Bachelor project (course 02466, Project Work — BSc Artificial Intelligence and Data, DTU, Spring 2025), with Benjamin Banks and Jonathan Tybirk.
The problem
A LiDAR scanner sees an object only from the outside, and only from some angles — you get a sparse, noisy point cloud, not the full surface. We asked: from such a point cloud alone, can a network recover the centroid of the underlying mesh? The centroid is a physically meaningful quantity: it moves and rotates exactly with the object. That makes the task a natural test case for SE(3)-equivariant networks — architectures that are mathematically guaranteed to respect 3D rotation and translation symmetry, instead of having to learn it from data.
Method
We built a strictly rotation- and translation-equivariant message-passing graph neural network (EGNN) using spherical-harmonic features and Clebsch–Gordan tensor products, following the framework of Brandstetter et al. We compared it against size-matched non-equivariant baselines: a plain GNN, and the same GNN trained with random-rotation data augmentation. All models were trained on point clouds sampled from 11,590 ShapeNet objects (800 train / 200 validation / 10,590 test) via a simulated LiDAR process.
Results

- The equivariant GNN achieved the best prediction error (0.0703 L2) while being exactly equivariant by construction (zero equivariance error).
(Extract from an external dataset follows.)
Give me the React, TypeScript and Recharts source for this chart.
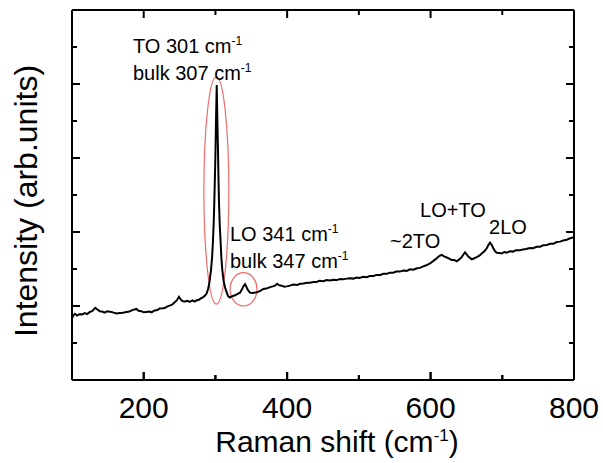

- The augmented baseline came very close (0.0706) but retained a small residual equivariance error (0.0027) — it only approximates the symmetry.
- The price of exact symmetry: the EGNN was about 6× slower at inference (≈249 ms vs ≈41 ms per batch) due to the sparse Clebsch–Gordan tensor contractions.

The training dynamics tell the more interesting story: the plain GNN’s generalization gap grows steadily over training, while both the equivariant model and the augmented model keep it near zero — but the equivariant model gets there by architecture rather than by data.
Takeaway: when plenty of augmented data is available, architectural equivariance is not strictly required for accuracy — but it buys exact symmetry, more stable training, and data-efficiency that matter in low-data or safety-critical settings.